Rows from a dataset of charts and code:
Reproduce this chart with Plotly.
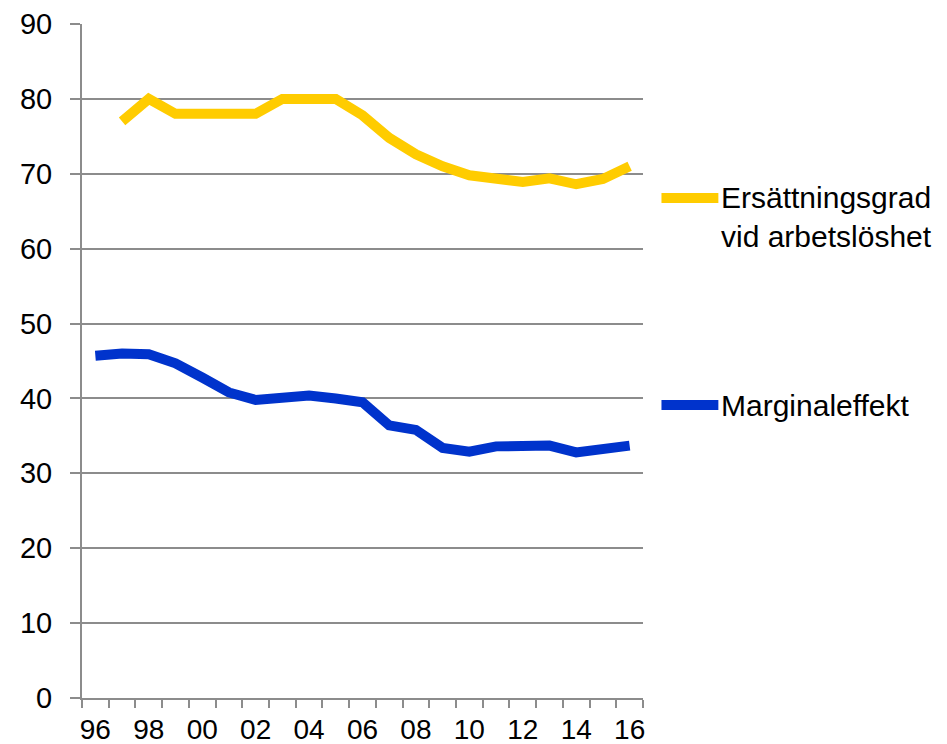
import plotly.graph_objects as go

years = list(range(1996, 2017))
tick_years = list(range(1996, 2017, 2))
tick_labels = ["96", "98", "00", "02", "04", "06", "08", "10", "12", "14", "16"]

ersattning = [None, 77.0, 80.0, 78.0, 78.0, 78.0, 78.0, 80.0, 80.0, 80.0, 77.8,
              74.8, 72.6, 71.0, 69.8, 69.3, 68.9, 69.4, 68.6, 69.3, 71.0]
marginal = [45.7, 46.0, 45.9, 44.7, 42.8, 40.8, 39.8, 40.0, 40.4, 40.0, 39.5,
            36.4, 35.8, 33.4, 32.9, 33.6, 33.5, 33.7, 32.8, 33.3, 33.7]

names = ["Ersättningsgrad<br>vid arbetslöshet", "Marginaleffekt"]
colors = ["#FFCC00", "#0033CC"]

OFF = 8  # default page body margin
W, H = 947 - OFF, 744 - OFF
# plot area in page pixels
PL, PR, PT, PB = 81.5, 643.5, 24, 698
L, R, T, B = PL - OFF, PR - OFF, PT - OFF, PB - OFF
FONT = "Liberation Sans, Arial, sans-serif"
GRID = "#8C8C8C"

fig = go.Figure()
fig.add_trace(go.Scatter(x=years, y=ersattning, mode="lines",
                         line=dict(color=colors[0], width=10),
                         connectgaps=False, showlegend=False))
fig.add_trace(go.Scatter(x=years, y=marginal, mode="lines",
                         line=dict(color=colors[1], width=10),
                         showlegend=False))

def px_x(p):
    return (p - PL) / (PR - PL)

def px_y(p):
    return (PB - p) / (PB - PT)

# manual legend (page pixel positions)
legend_y = [198, 405]
text_y = [217, 405]
for name, col, ly, ty in zip(names, colors, legend_y, text_y):
    fig.add_shape(type="line", xref="paper", yref="paper",
                  x0=px_x(662), x1=px_x(719), y0=px_y(ly), y1=px_y(ly),
                  line=dict(color=col, width=10))
    fig.add_annotation(xref="paper", yref="paper", x=px_x(720), y=px_y(ty),
                       xanchor="left", yanchor="middle", align="left",
                       text=name, showarrow=False,
                       font=dict(family=FONT, size=30, color="#000000"))

fig.update_layout(
    width=W, height=H,
    margin=dict(l=L, r=W - R, t=T, b=H - B, pad=0, autoexpand=False),
    paper_bgcolor="white", plot_bgcolor="white",
    font=dict(family=FONT, size=29, color="#000000"),
    showlegend=False,
)
fig.update_xaxes(
    range=[1995.5, 2016.5], automargin=False,
    tickmode="array", tickvals=tick_years, ticktext=tick_labels,
    ticks="outside", ticklen=5, tickcolor="rgba(0,0,0,0)",
    minor=dict(tickvals=[y - 0.5 for y in years] + [2016.5], ticks="outside",
               ticklen=8, tickwidth=2, tickcolor=GRID, showgrid=False),
    showgrid=False, zeroline=False,
    showline=True, linecolor=GRID, linewidth=2,
    tickfont=dict(size=28), ticklabelstandoff=0,
)
fig.update_yaxes(
    range=[0, 90], tickmode="linear", tick0=0, dtick=10, automargin=False,
    ticks="outside", ticklen=10, tickwidth=2, tickcolor=GRID,
    showgrid=True, gridcolor=GRID, gridwidth=2,
    zeroline=False, showline=True, linecolor=GRID, linewidth=2,
    tickfont=dict(size=29), ticklabelstandoff=12,
)

fig.write_html("out.html")
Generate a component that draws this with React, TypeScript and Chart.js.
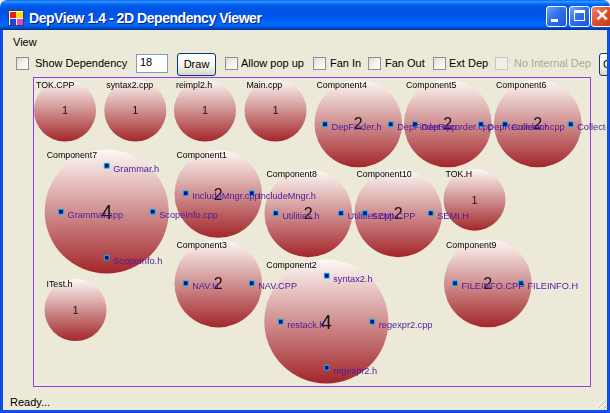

Exercise requirements: All records should be output exactly, with the pictures left out.

Reply to the task:
Reproduce this chart with Plotly.
import plotly.graph_objects as go

years = list(range(1996, 2017))
tick_years = list(range(1996, 2017, 2))
tick_labels = ["96", "98", "00", "02", "04", "06", "08", "10", "12", "14", "16"]

ersattning = [None, 77.0, 80.0, 78.0, 78.0, 78.0, 78.0, 80.0, 80.0, 80.0, 77.8,
              74.8, 72.6, 71.0, 69.8, 69.3, 68.9, 69.4, 68.6, 69.3, 71.0]
marginal = [45.7, 46.0, 45.9, 44.7, 42.8, 40.8, 39.8, 40.0, 40.4, 40.0, 39.5,
            36.4, 35.8, 33.4, 32.9, 33.6, 33.5, 33.7, 32.8, 33.3, 33.7]

names = ["Ersättningsgrad<br>vid arbetslöshet", "Marginaleffekt"]
colors = ["#FFCC00", "#0033CC"]

OFF = 8  # default page body margin
W, H = 947 - OFF, 744 - OFF
# plot area in page pixels
PL, PR, PT, PB = 81.5, 643.5, 24, 698
L, R, T, B = PL - OFF, PR - OFF, PT - OFF, PB - OFF
FONT = "Liberation Sans, Arial, sans-serif"
GRID = "#8C8C8C"

fig = go.Figure()
fig.add_trace(go.Scatter(x=years, y=ersattning, mode="lines",
                         line=dict(color=colors[0], width=10),
                         connectgaps=False, showlegend=False))
fig.add_trace(go.Scatter(x=years, y=marginal, mode="lines",
                         line=dict(color=colors[1], width=10),
                         showlegend=False))

def px_x(p):
    return (p - PL) / (PR - PL)

def px_y(p):
    return (PB - p) / (PB - PT)

# manual legend (page pixel positions)
legend_y = [198, 405]
text_y = [217, 405]
for name, col, ly, ty in zip(names, colors, legend_y, text_y):
    fig.add_shape(type="line", xref="paper", yref="paper",
                  x0=px_x(662), x1=px_x(719), y0=px_y(ly), y1=px_y(ly),
                  line=dict(color=col, width=10))
    fig.add_annotation(xref="paper", yref="paper", x=px_x(720), y=px_y(ty),
                       xanchor="left", yanchor="middle", align="left",
                       text=name, showarrow=False,
                       font=dict(family=FONT, size=30, color="#000000"))

fig.update_layout(
    width=W, height=H,
    margin=dict(l=L, r=W - R, t=T, b=H - B, pad=0, autoexpand=False),
    paper_bgcolor="white", plot_bgcolor="white",
    font=dict(family=FONT, size=29, color="#000000"),
    showlegend=False,
)
fig.update_xaxes(
    range=[1995.5, 2016.5], automargin=False,
    tickmode="array", tickvals=tick_years, ticktext=tick_labels,
    ticks="outside", ticklen=5, tickcolor="rgba(0,0,0,0)",
    minor=dict(tickvals=[y - 0.5 for y in years] + [2016.5], ticks="outside",
               ticklen=8, tickwidth=2, tickcolor=GRID, showgrid=False),
    showgrid=False, zeroline=False,
    showline=True, linecolor=GRID, linewidth=2,
    tickfont=dict(size=28), ticklabelstandoff=0,
)
fig.update_yaxes(
    range=[0, 90], tickmode="linear", tick0=0, dtick=10, automargin=False,
    ticks="outside", ticklen=10, tickwidth=2, tickcolor=GRID,
    showgrid=True, gridcolor=GRID, gridwidth=2,
    zeroline=False, showline=True, linecolor=GRID, linewidth=2,
    tickfont=dict(size=29), ticklabelstandoff=12,
)

fig.write_html("out.html")
Generate a component that draws this with React, TypeScript and Chart.js.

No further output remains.